- The paper presents NAT, which reduces NAS computational demands by leveraging pre-trained supernets and a many-objective evolutionary algorithm.
- It employs an online surrogate model to predict subnet accuracy, enabling a balanced search between performance, efficiency, and hardware constraints.
- Experimental results on 11 benchmarks demonstrate that task-specific NAT models outperform conventional transfer learning, especially on fine-grained image datasets.
An Overview of Neural Architecture Transfer
The paper "Neural Architecture Transfer" centers on an innovative method termed Neural Architecture Transfer (NAT) to address the complexities inherent in Neural Architecture Search (NAS). In essence, NAT seeks to bridge the gap between the computationally intensive demands of NAS with the need for efficient, task-specific neural networks across varying deployment settings.
Neural Architecture Search has established itself as a formidable tool for automate the creation of high-performance deep learning architectures tailored for specific tasks. NAS, however, often requires exhaustive computational resources, as each deployment scenario necessitates a unique search and optimization process for both architecture and hyperparameters. The authors of this paper propose NAT as a cost-effective resolution—leveraging pre-trained supernets and a many-objective evolutionary algorithm to efficiently customize subnets suited to new tasks without the substantial overhead typically associated with NAS.
Key Components of Neural Architecture Transfer
At its core, the NAT approach is composed of three pivotal elements:
- Supernet Structure: A supernet serves as a comprehensive model encapsulating a vast array of possible subnet architectures.

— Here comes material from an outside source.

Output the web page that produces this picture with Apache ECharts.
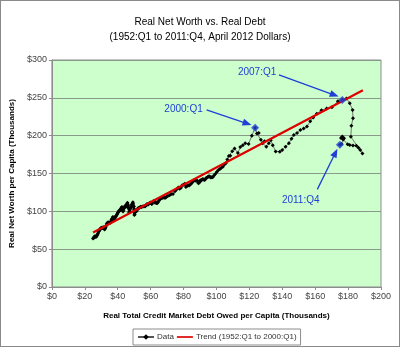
<!DOCTYPE html>
<html>
<head>
<meta charset="utf-8">
<script src="https://cdn.jsdelivr.net/npm/echarts@6/dist/echarts.min.js"></script>
<style>
html,body{margin:0;padding:0;background:#fff;}
#wrap{position:relative;width:400px;height:347px;}
#c{position:absolute;left:0;top:0;width:400px;height:347px;}
#frame{position:absolute;left:0;top:0;width:398px;height:345px;border:1px solid #8a8a8a;pointer-events:none;}
</style>
</head>
<body>
<div id="wrap"><div id="c"></div><div id="frame"></div></div>
<script>
// Real total credit market debt per capita (thousands), quarterly 1952:Q1 .. 2011:Q4
const debt = [
25.0,25.3,25.6,25.9, 26.2,26.5,26.8,27.1, 27.4,27.7,28.0,28.3, 28.7,29.0,29.3,29.6,
29.9,30.2,30.5,30.8, 31.1,31.4,31.7,32.0, 32.3,32.6,33.0,33.3, 33.6,33.9,34.2,34.6,
34.9,35.2,35.5,35.8, 36.1,36.4,36.7,37.0, 37.3,37.6,37.9,38.2, 38.6,38.9,39.2,39.6,
39.9,40.2,40.6,40.9, 41.2,41.6,41.9,42.3, 42.6,42.9,43.2,43.5, 43.8,44.1,44.4,44.7,
45.0,45.3,45.6,45.9, 46.1,46.3,46.5,46.7, 46.8,46.9,47.1,47.4, 47.7,47.9,48.1,48.4,
48.6,48.8,49.0,49.2, 49.4,49.6,49.8,49.9, 50.0,50.1,50.1,50.3, 50.6,51.0,51.4,51.8,
52.3,52.8,53.3,53.8, 54.3,54.9,55.5,56.1, 56.6,57.2,57.8,58.3, 58.8,59.3,59.8,60.2,
60.5,60.8,61.2,61.6, 62.0,62.4,62.7,63.1, 63.5,63.9,64.4,65.0, 65.6,66.3,66.9,67.6,
68.3,69.0,69.7,70.4, 71.5,72.6,73.6,74.8, 75.8,76.8,77.6,78.4, 79.2,80.0,80.8,81.4,
82.1,82.8,83.4,84.1, 84.8,85.5,86.3,87.0, 87.7,88.4,89.0,89.6, 90.2,90.7,91.2,91.7,
92.2,92.7,93.1,93.6, 94.1,94.6,95.1,95.6, 96.1,96.6,97.1,97.7, 98.5,99.4,100.3,101.2,
102.1,103.0,103.9,104.8, 105.7,106.6,107.5,108.4, 109.6,111.0,113.0,114.5, 116.0,117.5,119.5,121.5,
123.5,124.6,125.7,127.0, 128.0,129.2,130.3,131.8, 133.0,134.2,136.0,138.5, 140.0,142.0,144.0,145.6,
147.0,149.0,151.0,153.0, 155.0,157.0,158.8,161.0, 163.8,167.0,170.2,173.8, 176.5,179.0,181.0,182.7,
183.0,182.0,181.7,186.3, 188.7,187.4,185.0,183.0, 181.0,179.7,177.0,175.7, 176.5,177.5,176.0,175.0
];
// Real net worth per capita (thousands), same quarters
const netWorth = [
64.0,64.9,65.7,66.6, 67.0,66.4,66.1,67.0, 68.3,69.4,71.0,72.9, 74.0,75.4,76.6,77.1,
78.3,77.8,78.1,78.6, 77.9,78.8,77.2,75.9, 77.4,79.0,80.9,83.2, 84.1,85.3,84.8,85.6,
85.0,84.7,85.1,85.9, 88.6,89.7,90.9,92.6, 91.8,88.0,88.4,90.9, 92.5,93.8,94.6,96.2,
97.6,98.7,100.0,100.6, 101.9,101.4,103.5,105.2, 105.6,103.0,99.9,101.6, 104.4,105.1,106.9,106.3,
106.0,108.6,109.8,111.2, 109.4,107.6,105.2,104.5, 103.1,98.9,100.3,102.0, 104.6,104.9,105.3,106.9,
109.0,109.3,110.3,112.0, 109.6,106.8,106.5,103.0, 101.6,98.2,95.0,96.0, 99.2,101.3,100.2,101.8,
104.0,104.3,104.9,106.2, 105.5,106.3,106.5,107.2, 106.4,108.1,109.6,108.7, 109.9,110.6,111.8,111.2,
110.0,109.8,112.1,113.4, 113.2,113.5,111.4,111.9, 111.0,110.6,111.8,114.1, 115.5,117.6,117.2,118.3,
117.8,117.9,119.2,120.1, 121.4,123.0,122.8,126.6, 129.0,131.5,129.8,131.2, 134.5,135.0,136.4,132.0,
133.4,134.5,134.3,135.4, 136.8,138.9,141.0,140.6, 140.1,140.4,137.2,138.0, 141.0,140.6,141.7,142.6,
142.1,141.5,142.2,143.6, 144.5,145.1,146.0,146.3, 145.4,144.6,145.2,145.0, 147.2,149.6,152.2,154.5,
155.8,157.5,159.0,162.0, 163.5,168.5,173.0,173.5, 179.5,183.0,177.0,185.0, 187.5,190.0,189.0,200.0,
210.5,203.0,203.5,194.5, 190.0,192.5,185.5,190.0, 194.0,187.5,179.0,178.8, 181.0,185.5,190.0,196.0,
201.0,203.5,207.5,209.5, 212.0,219.0,224.0,229.0, 233.5,236.0,237.5,245.5, 247.0,249.0,243.0,234.0,
223.0,213.0,198.5,184.0, 176.5,181.0,186.6,187.0, 187.6,188.5,195.0,197.0, 199.0,196.5,189.0,188.0
];
const firstYear = 1952;
// Trend (1952:Q1 to 2000:Q1) end points
const trendDebt = [25, 189];
const trendNW = [72, 260];
// Highlighted quarters
const highlights = ['2000:Q1', '2007:Q1', '2011:Q4'];
const xTicks = [0, 20, 40, 60, 80, 100, 120, 140, 160, 180, 200];
const yTicks = [0, 50, 100, 150, 200, 250, 300];

function idxOf(label) {
  const [y, q] = label.split(':Q');
  return (parseInt(y) - firstYear) * 4 + parseInt(q) - 1;
}
const dataPts = debt.map((d, i) => [d, netWorth[i]]);
const trendPts = trendDebt.map((d, i) => [d, trendNW[i]]);
const hiPts = highlights.map(l => ({ name: l, value: dataPts[idxOf(l)] }));

// annotation placements in data coordinates
const annot = [
  { text: '2000:Q1', at: [80, 235], from: [94, 234], to: [118.7, 216] },
  { text: '2007:Q1', at: [124.7, 284], from: [138, 280.2], to: [171.7, 253.7] },
  { text: '2011:Q4', at: [151.2, 115], from: [161.3, 129], to: [172.3, 177.5] }
];
const BLUE = '#1f3fd6';
const FONT = 'Liberation Sans, Arial, sans-serif';

const chart = echarts.init(document.getElementById('c'), null, { renderer: 'canvas' });
chart.setOption({
  animation: false,
  backgroundColor: '#fff',
  textStyle: { fontFamily: FONT },
  title: {
    text: 'Real Net Worth vs. Real Debt\n(1952:Q1 to 2011:Q4, April 2012 Dollars)',
    left: 'center', top: 10,
    textStyle: { fontSize: 10, fontWeight: 'normal', color: '#000', lineHeight: 15, fontFamily: FONT }
  },
  grid: {
    left: 49, right: 19, top: 60, bottom: 60,
    show: true, backgroundColor: '#ccffcc', borderColor: '#8c8c8c', borderWidth: 1
  },
  legend: {
    left: 133, bottom: 2,
    data: [
      { name: 'Data' },
      { name: 'Trend (1952:Q1 to 2000:Q1)', icon: 'path://M0,0L24,0L24,2.5L0,2.5Z', itemStyle: { color: '#dd0000' } }
    ],
    itemWidth: 16, itemHeight: 7, itemGap: 3,
    borderColor: '#8c8c8c', borderWidth: 1, padding: [4, 4, 4, 4],
    textStyle: { fontSize: 8, color: '#333', fontFamily: FONT, padding: [0, 0, 0, -2] }
  },
  xAxis: {
    type: 'value', min: xTicks[0], max: xTicks[xTicks.length - 1], interval: 20,
    name: 'Real Total Credit Market Debt Owed per Capita (Thousands)',
    nameLocation: 'middle', nameGap: 25,
    nameTextStyle: { fontSize: 8, fontWeight: 'bold', color: '#000', fontFamily: FONT },
    axisLine: { lineStyle: { color: '#8c8c8c' } },
    axisTick: { show: true, lineStyle: { color: '#8c8c8c' }, length: 3 },
    axisLabel: { formatter: v => '$' + v, fontSize: 9, color: '#444', margin: 5 },
    splitLine: { show: false }
  },
  yAxis: {
    type: 'value', min: yTicks[0], max: yTicks[yTicks.length - 1], interval: 50,
    name: 'Real Net Worth per Capita (Thousands)',
    nameLocation: 'middle', nameGap: 33, nameRotate: 90,
    nameTextStyle: { fontSize: 8, fontWeight: 'bold', color: '#000', fontFamily: FONT },
    axisLine: { show: true, lineStyle: { color: '#8c8c8c' } },
    axisTick: { show: true, lineStyle: { color: '#8c8c8c' }, length: 3 },
    axisLabel: { formatter: v => '$' + v, fontSize: 9, color: '#444', margin: 5 },
    splitLine: { show: true, lineStyle: { color: '#8a9a8a', width: 1 } }
  },
  series: [
    {
      name: 'Data', type: 'line', data: dataPts, z: 2,
      symbol: 'diamond', symbolSize: 4, showAllSymbol: true,
      lineStyle: { color: '#555', width: 0.8 },
      itemStyle: { color: '#000' }
    },
    {
      name: 'Trend (1952:Q1 to 2000:Q1)', type: 'line', data: trendPts, z: 3,
      symbol: 'none', lineStyle: { color: '#dd0000', width: 2.2 },
      itemStyle: { color: '#dd0000' }
    },
    {
      name: 'hi', type: 'scatter', data: hiPts, z: 4,
      symbol: 'diamond', symbolSize: 8, itemStyle: { color: BLUE },
      markLine: {
        silent: true, animation: false,
        symbol: ['none', 'triangle'], symbolSize: [7, 9],
        lineStyle: { color: BLUE, width: 1.3, type: 'solid' },
        label: { show: false },
        data: annot.map(a => [{ coord: a.from }, { coord: a.to }])
      },
      markPoint: {
        silent: true, animation: false,
        symbol: 'circle', symbolSize: 0,
        label: { show: true, position: 'inside', formatter: '{b}', color: BLUE, fontSize: 10, fontFamily: FONT },
        data: annot.map(a => ({ name: a.text, coord: a.at }))
      }
    }
  ]
});
</script>
</body>
</html>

NAT utilizes this structure by sampling from the supernet to adapt and fine-tune specific architectures to new tasks.
- Accuracy Prediction and Evolutionary Search: Within this framework, NAT employs an online surrogate model to predict the accuracy of subnets, refined using weight sharing. An evolutionary search method manages the selection and optimization of architectures by systematically exploring the trade-offs between multiple objectives such as predictive performance, computational complexity, and model size.

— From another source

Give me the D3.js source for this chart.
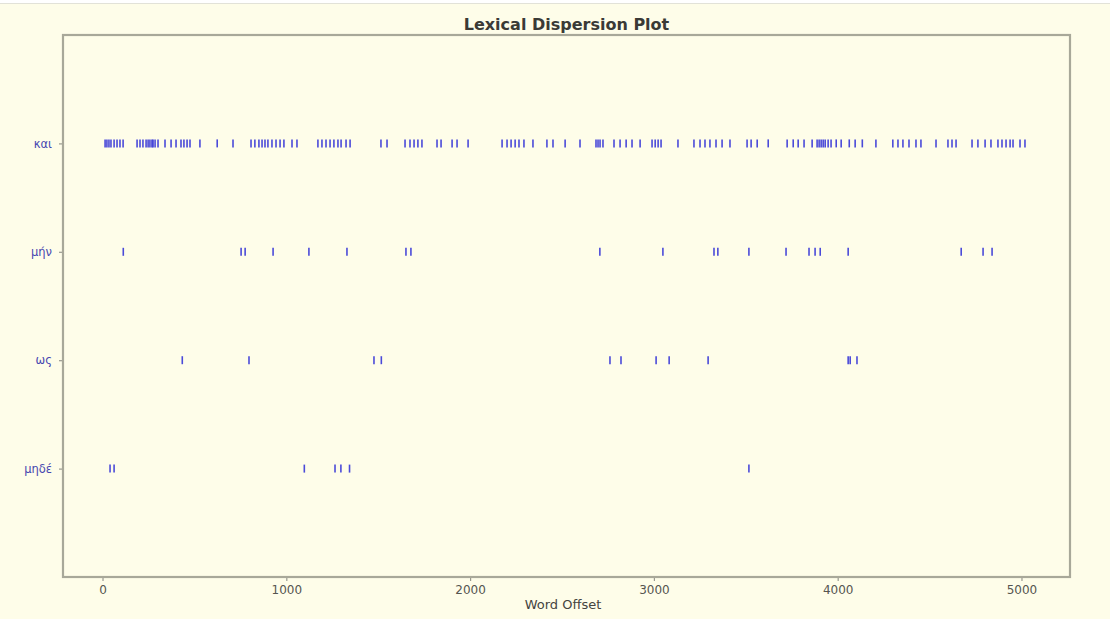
<!DOCTYPE html>
<html>
<head>
<meta charset="utf-8">
<script src="https://cdn.jsdelivr.net/npm/d3@7"></script>
<style>
  html, body { margin: 0; padding: 0; background: #fefde9; }
  svg { display: block; }
</style>
</head>
<body>
<svg id="chart" width="1110" height="619"></svg>
<script>
// Words shown on the y axis, top to bottom
const words = ["και", "μήν", "ως", "μηδέ"];

// Word offsets at which each word occurs in the text
const offsetsKai = [
  14, 24, 35, 46, 63, 79, 95, 112,
  188, 204, 220, 237, 248, 258, 269, 275, 286, 302,
  340, 373, 400, 427, 443, 460, 476, 530, 624, 710,
  808, 829, 851, 868, 884, 900, 922, 944, 966, 987, 1031, 1058,
  1172, 1194, 1216, 1238, 1259, 1281, 1298, 1325, 1347,
  1515, 1548, 1646, 1673, 1695, 1716, 1738, 1820, 1842, 1902, 1929, 1989,
  2174, 2201, 2223, 2245, 2266, 2293, 2342, 2418, 2451, 2517, 2598,
  2685, 2696, 2707, 2723, 2783, 2816, 2849, 2881, 2925,
  2990, 3007, 3023, 3039, 3131,
  3218, 3251, 3278, 3305, 3338, 3371, 3414, 3507, 3529, 3562, 3622,
  3725, 3758, 3785, 3817, 3861, 3888, 3899, 3910, 3921, 3932, 3948, 3964, 3992, 4019,
  4063, 4095, 4134, 4208, 4300, 4328, 4355, 4388, 4426, 4453, 4535,
  4600, 4622, 4644, 4731, 4763, 4802, 4834, 4872, 4894, 4916, 4938, 4954, 4992, 5019
];
const offsetsMin = [
  113, 754, 776, 928, 1123, 1330, 1651, 1678, 2706, 3049, 3327, 3348,
  3517, 3719, 3844, 3877, 3905, 4057, 4672, 4791, 4840
];
const offsetsOs = [
  434, 797, 1477, 1517, 2761, 2821, 3012, 3083, 3295, 4057, 4068, 4105
];
const offsetsMide = [41, 63, 1098, 1265, 1297, 1344, 3517];

const xTicks = [0, 1000, 2000, 3000, 4000, 5000];

const series = [offsetsKai, offsetsMin, offsetsOs, offsetsMide];

const W = 1110, H = 619;
const plot = { left: 63, right: 1070, top: 35, bottom: 577 };
const FONT = "DejaVu Sans, sans-serif";

const svg = d3.select("#chart");

// Page background and thin top rule
svg.append("rect").attr("width", W).attr("height", H).attr("fill", "#fefde9");
svg.append("rect").attr("width", W).attr("height", 3).attr("fill", "#ffffff");
svg.append("line").attr("x1", 0).attr("x2", W).attr("y1", 3.5).attr("y2", 3.5)
  .attr("stroke", "#e2e2d8").attr("stroke-width", 1);

const x = d3.scaleLinear().domain([-215, 5264]).range([plot.left, plot.right]);
// y positions: index 0 at top, axis range spans -1 .. n
const y = d3.scaleLinear().domain([-1, words.length]).range([plot.top, plot.bottom]);

// Tick marks for each occurrence
const g = svg.append("g");
series.forEach((offs, i) => {
  g.selectAll(null)
    .data(offs)
    .join("line")
    .attr("x1", d => x(d))
    .attr("x2", d => x(d))
    .attr("y1", y(i) - 4)
    .attr("y2", y(i) + 4)
    .attr("stroke", "#2a2ad6")
    .attr("stroke-opacity", 0.85)
    .attr("stroke-width", 1.6);
});

// X axis
const xAxis = d3.axisBottom(x).tickValues(xTicks).tickSize(4).tickPadding(4.5)
  .tickFormat(d3.format("d"));
const gx = svg.append("g").attr("transform", `translate(0,${plot.bottom})`).call(xAxis);
gx.select(".domain").remove();
gx.selectAll(".tick line").attr("stroke", "#999990").attr("stroke-width", 1.2);
gx.selectAll(".tick text")
  .attr("font-family", FONT)
  .attr("font-size", 12)
  .attr("fill", "#555550");

// Y axis with word labels
const yAxis = d3.axisLeft(y).tickValues(d3.range(words.length)).tickSize(4).tickPadding(7)
  .tickFormat(i => words[i]);
const gy = svg.append("g").attr("transform", `translate(${plot.left},0)`).call(yAxis);
gy.select(".domain").remove();
gy.selectAll(".tick line").attr("stroke", "#999990").attr("stroke-width", 1.2);
gy.selectAll(".tick text")
  .attr("font-family", FONT)
  .attr("font-size", 11.5)
  .attr("fill", "#4646b0");

// Plot frame
svg.append("rect")
  .attr("x", plot.left).attr("y", plot.top)
  .attr("width", plot.right - plot.left).attr("height", plot.bottom - plot.top)
  .attr("fill", "none").attr("stroke", "#a8a899").attr("stroke-width", 2.2);

// Title and axis label
svg.append("text")
  .attr("x", (plot.left + plot.right) / 2).attr("y", 30)
  .attr("text-anchor", "middle")
  .attr("font-family", FONT)
  .attr("font-size", 16).attr("font-weight", 600)
  .attr("fill", "#3a3a36")
  .text("Lexical Dispersion Plot");

svg.append("text")
  .attr("x", 563).attr("y", 609)
  .attr("text-anchor", "middle")
  .attr("font-family", FONT)
  .attr("font-size", 13)
  .attr("fill", "#444440")
  .text("Word Offset");
</script>
</body>
</html>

- Integrated Optimization: Importantly, the NAT model iterates on its search process by continuously adapting the supernet to more promising parts of the architecture search space, guided by the results of the evolutionary algorithm. This allows NAT to effectively balance the intricate trade-offs among conflicting objectives like accuracy, efficiency, and hardware constraints.
Experimental Validation and Implications
The research validates the efficacy of NAT across eleven benchmark image classification tasks. An important finding from the experiments is that the use of task-specific NATNets yielded performance improvements notable on fine-grained and lower-scale datasets compared to conventional transfer learning methods that rely solely on fine-tuning. These results underscore the value of task-specific model customization, particularly in datasets where transferring architectures directly does not yield optimal outcomes.

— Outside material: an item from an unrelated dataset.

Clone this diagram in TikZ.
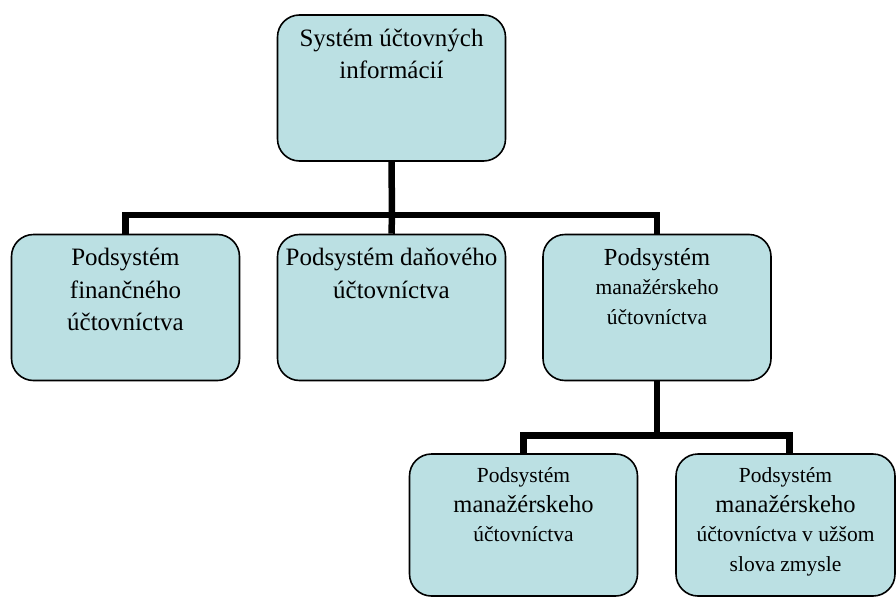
\documentclass[tikz,border=0pt]{standalone}
\usepackage{fontspec}
\setmainfont{Liberation Serif}
\usepackage{xcolor}
\definecolor{boxblue}{RGB}{187,224,227}
\newcommand{\largeword}[1]{{\fontsize{24.5}{30}\selectfont #1}}

\begin{document}
\begin{tikzpicture}[x=1pt,y=-1pt,line join=miter]
        \tikzstyle{box}=[draw=black,line width=1.6pt,fill=boxblue,rounded corners=22pt,minimum width=228pt,minimum height=146pt,inner sep=0pt]
        \tikzstyle{boxtext}=[anchor=north,inner sep=14.5pt,align=center,font=\fontsize{25}{32.5}\selectfont]
        \tikzstyle{smalltext}=[boxtext,font=\fontsize{21.5}{29.5}\selectfont]
        \tikzstyle{link}=[line width=6.5pt]

        \useasboundingbox (0,0) rectangle (896,597);

        \node[box, label={[boxtext]north:Systém účtovných\\informácií}] (sys) at (391.5,88) {};

        \node[box, label={[boxtext]north:Podsystém\\finančného\\účtovníctva}] (fin) at (125.5,307.5) {};
        \node[box, label={[boxtext]north:Podsystém daňového\\účtovníctva}] (dan) at (391.5,307.5) {};
        \node[box, label={[smalltext]north:\largeword{Podsystém}\\manažérskeho\\účtovníctva}] (man) at (657,307.5) {};

        \node[box, minimum height=142pt, label={[smalltext]north:Podsystém\\\largeword{manažérskeho}\\účtovníctva}] (manA) at (523.5,525) {};
        \node[box, minimum height=142pt, minimum width=219pt, label={[smalltext]north:Podsystém\\\largeword{manažérskeho}\\účtovníctva v užšom\\slova zmysle}] (manB) at (785.5,525) {};

        \coordinate (top) at (392,215);
        \coordinate (mid) at (657,435.5);

        \draw[link] (sys.south) -- (top);
        \draw[link] (fin.north) |- (top) -| (man.north);
        \draw[link] (top) -- (dan.north);

        \draw[link] (man.south) -- (mid);
        \draw[link] (manA.north) |- (mid) -| ([xshift=4pt]manB.north);
    \end{tikzpicture}
\end{document}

Specifically, the results on ImageNet demonstrate that architectures derived through NAT not only surpass existing counterparts in terms of accuracy but also reconcile the demand for efficiency, fitting within the computational constraints of mobile settings (≤ 600M Multiply-Adds). NAT's effectiveness extends to optimization scenarios characterized by more than two objectives, showcasing its scalability in designing neural networks that meet diverse deployment conditions.
Conclusion and Future Prospects
In conclusion, this paper introduces a compelling framework for Neural Architecture Transfer that optimally leverages the power of pre-trained supernets and many-objective evolutionary algorithms. This broadens the accessibility of NAS technologies, enabling efficient task-specific network design without necessitating the extensive computational expenditure usually associated with conventional approaches. Future developments could see further enhancements in NAT's surrogate predictive models and the exploration of its applicability across a more extensive range of machine learning tasks beyond image classification. The promising results presented herein pave the way for continued advancement in automated machine learning, fostering neural architectures that are increasingly bespoke, flexible, and efficient.